Heft 919, Dezember 2025

Musikkolumne

Stimme von Tobias Janz

Stimme

I

Es ist merkwürdig und gleichzeitig erklärbar, dass in so gut wie keiner geläufigen Definition von Musik die Stimme am Anfang steht. Merkwürdig, da kaum etwas so eng mit unserem Alltagsverständnis von Musik verbunden sein dürfte wie das über alle kulturellen, sozialen und altersmäßigen Grenzen verbreitete Singen: Populäre Musik ist fast ausnahmslos gesungene Musik; Kleinkinder singen; bei fortgeschrittener Demenz kann gerade das Singen Zugänge zu verschütteten Langzeiterinnerungen öffnen; und anders als das Sprichwort es will, haben bekanntlich selbst böse Menschen Lieder.

Eine Erklärung für die Absenz der Stimme in den Definitionen ist, dass Musik sich die Stimme mit der Sprache teilt, sie also nicht spezifisch genug ist, um eine Definition zu tragen. Musik umfasst zudem mehr und anderes, als was die Stimme zu ihr beiträgt – rhythmisierten Klang, Melodie, Harmonie, Klangfarbe, leibkörperliche Bewegung. Auch Musikphilosophien, denen es um grundlegende Bestimmungen der Musik geht, beginnen daher kaum je mit der Stimme. Abstraktere, allgemeinere Kategorien wie Ton oder Zeit stehen hier am Anfang – oder solche, die die Aufmerksamkeit auf die musikalische Interaktion richten wie Ausdruck, Sinn und Verstehen.

Einige große Ausnahmen gibt es freilich. Man findet sie dort, wo es nicht allein um Definitionen und begriffliche Unterscheidungen geht, sondern um den Ursprung der Musik, um ihre historischen Anfänge. So greift Jean-Jacques Rousseau in seinem postum erschienenen Essai sur l’origine des langues (begonnen 1755), bekannt geworden unter anderem durch Jacques Derridas ausführliche Dekonstruktion im Rahmen seiner Theorie der Schrift, die antike Vorstellung einer Gleichursprünglichkeit von Musik und Sprache auf. Rousseau behauptet für beide, Musik und Sprache, einen genealogischen Primat der Stimme, was im einen Fall Vorrang der gesprochenen Sprache vor der Schrift, im anderen Vorrang der gesungenen Melodie vor der Harmonie bedeutet. Man kann Rousseaus Essai musikgeschichtlich vor dem Hintergrund seiner musikalischen Schriften, den Beiträgen zur Encyclopédie und seinem Dictionnaire de musique (1768), und dem seiner Polemik gegen Jean-Philippe Rameau, den berühmten Komponisten und Begründer der modernen Harmonielehre, lesen. Seine musikästhetische Bedeutung liegt in dem, was Rousseau zum Verhältnis von Musik und Sprache sagt und wie sich dies zu unserem heutigen Wissen über die Anfänge der Musik verhält.

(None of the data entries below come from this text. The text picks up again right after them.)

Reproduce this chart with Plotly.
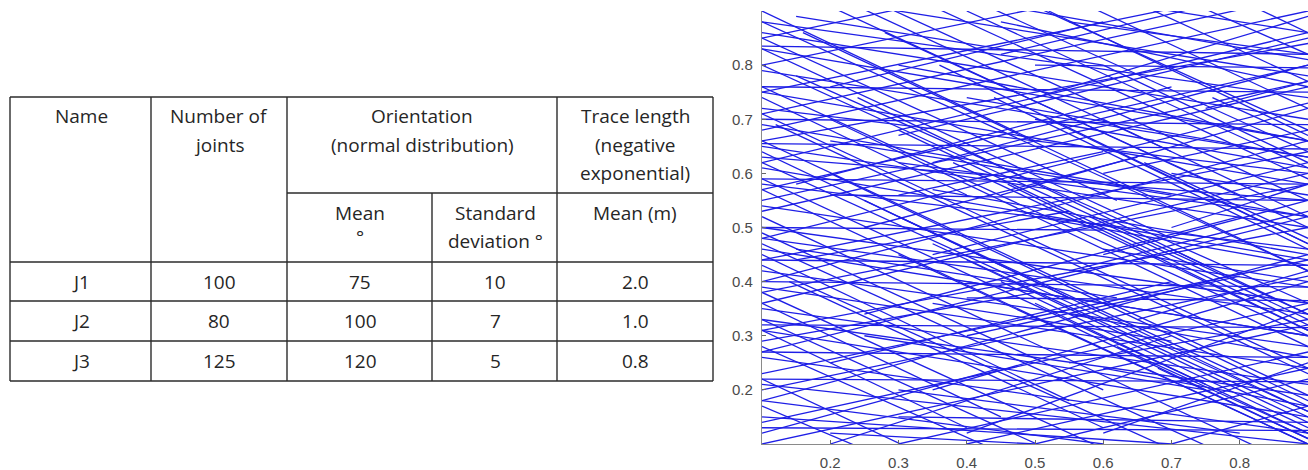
import plotly.graph_objects as go

# ---------------- table data ----------------
names = ["J1", "J2", "J3"]
num_joints = [100, 80, 125]
orient_mean = [75, 100, 120]
orient_sd = [10, 7, 5]
trace_mean = [2.0, 1.0, 0.8]

# ---------------- joint traces (x0, y0, x1, y1) ----------------
j3_segments = [
    (0.10, 0.88, 0.90, 0.42), (0.10, 0.85, 0.62, 0.55), (0.10, 0.80, 0.90, 0.34),
    (0.10, 0.76, 0.90, 0.30), (0.10, 0.71, 0.90, 0.24), (0.10, 0.66, 0.90, 0.19),
    (0.10, 0.62, 0.90, 0.16), (0.10, 0.57, 0.90, 0.10), (0.10, 0.52, 0.85, 0.08),
    (0.10, 0.47, 0.78, 0.08), (0.10, 0.43, 0.70, 0.09), (0.10, 0.38, 0.62, 0.08),
    (0.10, 0.33, 0.52, 0.09), (0.10, 0.28, 0.44, 0.09), (0.10, 0.22, 0.32, 0.09),
    (0.10, 0.17, 0.25, 0.09), (0.18, 0.92, 0.90, 0.50), (0.26, 0.92, 0.90, 0.55),
    (0.33, 0.92, 0.90, 0.59), (0.41, 0.92, 0.90, 0.64), (0.48, 0.92, 0.90, 0.68),
    (0.56, 0.92, 0.90, 0.72), (0.64, 0.92, 0.90, 0.77), (0.72, 0.92, 0.90, 0.82),
    (0.80, 0.92, 0.90, 0.86), (0.22, 0.92, 0.70, 0.64), (0.15, 0.78, 0.90, 0.36),
    (0.12, 0.69, 0.90, 0.23), (0.20, 0.60, 0.90, 0.18), (0.25, 0.55, 0.90, 0.16),
    (0.30, 0.52, 0.90, 0.17), (0.35, 0.47, 0.90, 0.15), (0.40, 0.44, 0.90, 0.14),
    (0.45, 0.40, 0.90, 0.13), (0.50, 0.36, 0.90, 0.12), (0.55, 0.32, 0.90, 0.11),
    (0.62, 0.28, 0.90, 0.12), (0.68, 0.24, 0.90, 0.11), (0.36, 0.80, 0.90, 0.47),
    (0.44, 0.74, 0.90, 0.46), (0.52, 0.70, 0.90, 0.47), (0.28, 0.86, 0.80, 0.56),
    (0.10, 0.64, 0.55, 0.37), (0.10, 0.49, 0.60, 0.20), (0.30, 0.68, 0.90, 0.32),
    (0.38, 0.62, 0.90, 0.31), (0.46, 0.58, 0.90, 0.31), (0.58, 0.52, 0.90, 0.33),
    (0.66, 0.62, 0.90, 0.48), (0.70, 0.46, 0.90, 0.34), (0.14, 0.40, 0.60, 0.13),
    (0.10, 0.36, 0.45, 0.15), (0.24, 0.74, 0.75, 0.43), (0.60, 0.80, 0.90, 0.62),
    (0.76, 0.74, 0.90, 0.66), (0.10, 0.90, 0.50, 0.66), (0.10, 0.83, 0.70, 0.48),
    (0.16, 0.86, 0.90, 0.42), (0.10, 0.74, 0.40, 0.56), (0.20, 0.70, 0.90, 0.28),
    (0.10, 0.59, 0.75, 0.21), (0.10, 0.45, 0.55, 0.18), (0.40, 0.90, 0.90, 0.61),
    (0.30, 0.45, 0.90, 0.10), (0.60, 0.70, 0.90, 0.52), (0.10, 0.31, 0.40, 0.13),
    (0.52, 0.90, 0.90, 0.67),
]

j2_segments = [
    (0.10, 0.86, 0.90, 0.70), (0.10, 0.83, 0.90, 0.66), (0.10, 0.79, 0.90, 0.63),
    (0.10, 0.75, 0.90, 0.58), (0.10, 0.72, 0.90, 0.60), (0.10, 0.69, 0.90, 0.52),
    (0.10, 0.65, 0.90, 0.50), (0.10, 0.61, 0.90, 0.44), (0.10, 0.58, 0.90, 0.46),
    (0.10, 0.54, 0.90, 0.39), (0.10, 0.50, 0.90, 0.36), (0.10, 0.46, 0.90, 0.30),
    (0.10, 0.42, 0.90, 0.28), (0.10, 0.39, 0.90, 0.24), (0.10, 0.35, 0.90, 0.21),
    (0.10, 0.31, 0.90, 0.15), (0.10, 0.26, 0.90, 0.12), (0.10, 0.21, 0.90, 0.10),
    (0.10, 0.15, 0.70, 0.10), (0.25, 0.91, 0.90, 0.78), (0.45, 0.91, 0.90, 0.81),
    (0.65, 0.91, 0.90, 0.86), (0.30, 0.80, 0.90, 0.66), (0.40, 0.74, 0.90, 0.63),
    (0.20, 0.66, 0.70, 0.56), (0.35, 0.57, 0.90, 0.45), (0.50, 0.52, 0.90, 0.43),
    (0.15, 0.46, 0.62, 0.37), (0.40, 0.40, 0.90, 0.30), (0.55, 0.34, 0.90, 0.26),
    (0.25, 0.30, 0.75, 0.20), (0.60, 0.24, 0.90, 0.17), (0.30, 0.20, 0.80, 0.12),
    (0.70, 0.60, 0.90, 0.56), (0.15, 0.89, 0.60, 0.80), (0.50, 0.70, 0.90, 0.61),
    (0.20, 0.12, 0.50, 0.10), (0.45, 0.88, 0.90, 0.76), (0.35, 0.36, 0.70, 0.29),
    (0.60, 0.46, 0.90, 0.40), (0.10, 0.835, 0.90, 0.82), (0.10, 0.76, 0.90, 0.75),
    (0.10, 0.70, 0.90, 0.69), (0.10, 0.655, 0.90, 0.645), (0.10, 0.50, 0.60, 0.495),
    (0.10, 0.44, 0.90, 0.43), (0.10, 0.27, 0.90, 0.26), (0.40, 0.37, 0.90, 0.365),
    (0.10, 0.22, 0.90, 0.215), (0.10, 0.59, 0.90, 0.58), (0.30, 0.15, 0.90, 0.14),
    (0.50, 0.80, 0.90, 0.795), (0.10, 0.13, 0.90, 0.125), (0.20, 0.56, 0.90, 0.55),
    (0.10, 0.88, 0.90, 0.74), (0.10, 0.63, 0.90, 0.55), (0.10, 0.48, 0.90, 0.34),
    (0.10, 0.33, 0.90, 0.19), (0.10, 0.18, 0.60, 0.10), (0.30, 0.62, 0.90, 0.52),
    (0.55, 0.88, 0.90, 0.82), (0.10, 0.40, 0.90, 0.39), (0.10, 0.32, 0.90, 0.315),
]

j1_segments = [
    (0.10, 0.10, 0.90, 0.32), (0.10, 0.14, 0.90, 0.36), (0.10, 0.18, 0.90, 0.45),
    (0.10, 0.23, 0.90, 0.44), (0.10, 0.27, 0.90, 0.52), (0.10, 0.31, 0.90, 0.50),
    (0.10, 0.36, 0.90, 0.60), (0.10, 0.40, 0.90, 0.66), (0.10, 0.44, 0.90, 0.64),
    (0.10, 0.48, 0.90, 0.73), (0.10, 0.53, 0.90, 0.76), (0.10, 0.57, 0.90, 0.80),
    (0.10, 0.62, 0.90, 0.86), (0.10, 0.66, 0.90, 0.84), (0.10, 0.71, 0.90, 0.93),
    (0.10, 0.75, 0.80, 0.93), (0.10, 0.80, 0.60, 0.93), (0.10, 0.85, 0.40, 0.93),
    (0.30, 0.10, 0.90, 0.27), (0.50, 0.10, 0.90, 0.22), (0.70, 0.10, 0.90, 0.17),
    (0.20, 0.10, 0.70, 0.30), (0.40, 0.12, 0.90, 0.35), (0.60, 0.12, 0.90, 0.25),
    (0.25, 0.34, 0.80, 0.52), (0.35, 0.45, 0.90, 0.62), (0.45, 0.56, 0.90, 0.72),
    (0.15, 0.58, 0.70, 0.76), (0.30, 0.67, 0.90, 0.85), (0.50, 0.74, 0.90, 0.89),
    (0.20, 0.76, 0.60, 0.88), (0.55, 0.42, 0.90, 0.53), (0.40, 0.30, 0.80, 0.41),
    (0.65, 0.33, 0.90, 0.42), (0.25, 0.50, 0.65, 0.63), (0.10, 0.12, 0.45, 0.24),
    (0.60, 0.60, 0.90, 0.68), (0.35, 0.20, 0.90, 0.40), (0.70, 0.50, 0.90, 0.58),
    (0.15, 0.44, 0.55, 0.53), (0.45, 0.82, 0.75, 0.91), (0.10, 0.29, 0.50, 0.38),
    (0.55, 0.25, 0.90, 0.33), (0.30, 0.56, 0.60, 0.64), (0.75, 0.72, 0.90, 0.77),
    (0.10, 0.20, 0.90, 0.41), (0.10, 0.38, 0.90, 0.58), (0.10, 0.55, 0.90, 0.77),
    (0.10, 0.68, 0.90, 0.90), (0.40, 0.10, 0.90, 0.24), (0.35, 0.62, 0.90, 0.80),
    (0.20, 0.25, 0.70, 0.40), (0.60, 0.45, 0.90, 0.55),
]

x_ticks = [0.2, 0.3, 0.4, 0.5, 0.6, 0.7, 0.8]
y_ticks = [0.2, 0.3, 0.4, 0.5, 0.6, 0.7, 0.8]

W, H = 1308, 470
LINE_COLOR = "rgb(30,30,230)"

fig = go.Figure()

for name, segs in (("J1", j1_segments), ("J2", j2_segments), ("J3", j3_segments)):
    xs, ys = [], []
    for x0, y0, x1, y1 in segs:
        xs += [x0, x1, None]
        ys += [y0, y1, None]
    fig.add_trace(go.Scatter(
        x=xs, y=ys, mode="lines", name=name,
        line=dict(color=LINE_COLOR, width=1.3),
        hoverinfo="skip", showlegend=False,
    ))

# ---------- table drawn with shapes + annotations ----------
def px(x):
    return x / W

def py(y):
    return 1 - y / H

border = dict(color="#2b2b2b", width=1.4)

shapes = []
for y in (97, 262, 301, 341, 381):
    shapes.append(dict(type="line", xref="paper", yref="paper",
                       x0=px(10), x1=px(713), y0=py(y), y1=py(y), line=border))
shapes.append(dict(type="line", xref="paper", yref="paper",
                   x0=px(287), x1=px(713), y0=py(193), y1=py(193), line=border))
for x in (10, 151, 287, 557, 713):
    shapes.append(dict(type="line", xref="paper", yref="paper",
                       x0=px(x), x1=px(x), y0=py(97), y1=py(381), line=border))
shapes.append(dict(type="line", xref="paper", yref="paper",
                   x0=px(432), x1=px(432), y0=py(193), y1=py(381), line=border))

TFONT = dict(family="'Open Sans', Lato, sans-serif", size=19, color="#262626")
annotations = []

def txt(x, y, s):
    annotations.append(dict(text=s, x=px(x), y=py(y), xref="paper", yref="paper",
                            xanchor="center", yanchor="middle", showarrow=False,
                            font=TFONT))

txt(81, 116, "Name")
txt(219, 116, "Number of")
txt(219, 145, "joints")
txt(422, 116, "Orientation")
txt(422, 145, "(normal distribution)")
txt(635, 116, "Trace length")
txt(635, 145, "(negative")
txt(635, 173, "exponential)")
txt(360, 213, "Mean")
txt(360, 237, "°")
txt(495, 213, "Standard")
txt(495, 241, "deviation °")
txt(635, 213, "Mean (m)")

row_centers = [282, 321, 361]
for i, yc in enumerate(row_centers):
    txt(81, yc, names[i])
    txt(219, yc, str(num_joints[i]))
    txt(360, yc, str(orient_mean[i]))
    txt(495, yc, str(orient_sd[i]))
    txt(635, yc, f"{trace_mean[i]:.1f}")

AX_FONT = dict(family="'Liberation Sans', Arial, sans-serif", size=15, color="#4a4a4a")

fig.update_layout(
    width=W, height=H,
    margin=dict(l=0, r=0, t=0, b=0),
    paper_bgcolor="white", plot_bgcolor="white",
    shapes=shapes, annotations=annotations,
    xaxis=dict(domain=[762 / W, 1.0], range=[0.1, 0.9], tickvals=x_ticks,
               ticktext=[f"{v:.1f}" for v in x_ticks],
               showgrid=False, zeroline=False, showline=True, linecolor="#8a8a8a",
               linewidth=1.2, ticks="inside", ticklen=4, tickcolor="#666",
               tickfont=AX_FONT, ticklabelstandoff=5),
    yaxis=dict(domain=[1 - 444 / H, 1 - 11 / H], range=[0.1, 0.9], tickvals=y_ticks,
               ticktext=[f"{v:.1f}" for v in y_ticks],
               showgrid=False, zeroline=False, showline=True, linecolor="#8a8a8a",
               linewidth=1.2, ticks="inside", ticklen=4, tickcolor="#666",
               tickfont=AX_FONT, ticklabelstandoff=5),
)

fig.write_html("out.html")
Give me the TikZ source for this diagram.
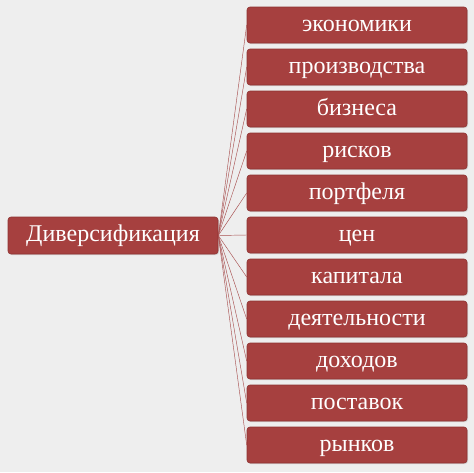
\documentclass[tikz,border=0pt]{standalone}
\usepackage{fontspec}
\setmainfont{Liberation Serif}
\usetikzlibrary{shadows}
\definecolor{boxred}{HTML}{A6403F}
\definecolor{boxedge}{HTML}{8E3332}
\definecolor{linered}{HTML}{A85050}
\definecolor{bg}{HTML}{EEEEEE}
\tikzset{
  redbox/.style={draw=boxedge, line width=0.6pt, fill=boxred, rounded corners=3pt,
    text=white, font=\fontsize{24}{24}\selectfont, inner sep=0pt,
    text height=16pt, text depth=4pt,
    drop shadow={shadow xshift=1pt, shadow yshift=-1pt, opacity=0.25}},
  rbox/.style={redbox, minimum width=220pt, minimum height=36pt},
  lbox/.style={redbox, minimum width=210pt, minimum height=37pt},
  conn/.style={draw=linered, line width=0.45pt}
}
\begin{document}
\begin{tikzpicture}[x=1pt,y=-1pt]
\fill[bg] (0,0) rectangle (474,472);
\useasboundingbox (0,0) rectangle (474,472);
\node[lbox] (root) at (113,235.5) {Диверсификация};
\foreach \t [count=\i] in {экономики,производства,бизнеса,рисков,портфеля,цен,капитала,деятельности,доходов,поставок,рынков}{
  \node[rbox] (b\i) at (357,{25+42*(\i-1)}) {\t};
}
\foreach \i in {1,...,11}{
  \draw[conn] (root.east) -- (b\i.west);
}
\end{tikzpicture}
\end{document}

Sprache ist für Rousseau, was den Menschen vom Tier unterscheidet. Musik ist der Sprache wesensverwandt, denn ursprünglich waren beide ein und dasselbe Artikulationsmedium. Der zivilisatorische Fortschritt, für Rousseau eine Verfallsgeschichte, ließ sie auseinandertreten und veränderte sie so, dass es irgendwann den Anschein haben konnte, als handele es sich um unabhängige Phänomene. Rousseau erklärt sich die Genealogie der archaischen Singsprache funktional: Die ersten Menschen hätten noch keine Sprache benötigt, für die Befriedigung ihrer Elementarbedürfnisse reichten Gesten und unartikulierte Laute. Erst die über den Erdball verstreute Menschheit war auf sprachliche Kommunikation angewiesen, und zwar zunächst nicht als rationales Verständigungsmittel, sondern zum Ausdruck elementarer Leidenschaften (»l’amour, la haine, la pitié, la colère«). Die affektive Protosprache wird dann auch nicht von grammatischen Regeln zusammengehalten, entscheidend ist der musikalische »accent« – subtile melodisch-klangliche Beugungen (»inflexions«) und Konturierungen der Rede, mit der sich die artikulierte Sprache von den unartikulierten Lauten der ersten Hominiden abgehoben habe.

Der Ursprung von Musik und Sprache hängt bei Rousseau mit der Vergesellschaftung des Menschen zusammen, der zivilisatorische Fortschritt bedeutet für beide aber auch ihre fortschreitende Degeneration. Hier berührt sich der Essai mit den politischen Schriften Rousseaus. Sprache wird konsonantisch und grammatisch, methodisch und schriftlich, Musik verliert durch Berechnung von Intervallen, durch Verringerung ihres tonartlichen Reichtums und Einführung harmonischer Prinzipien ihre Kraft und Intensität.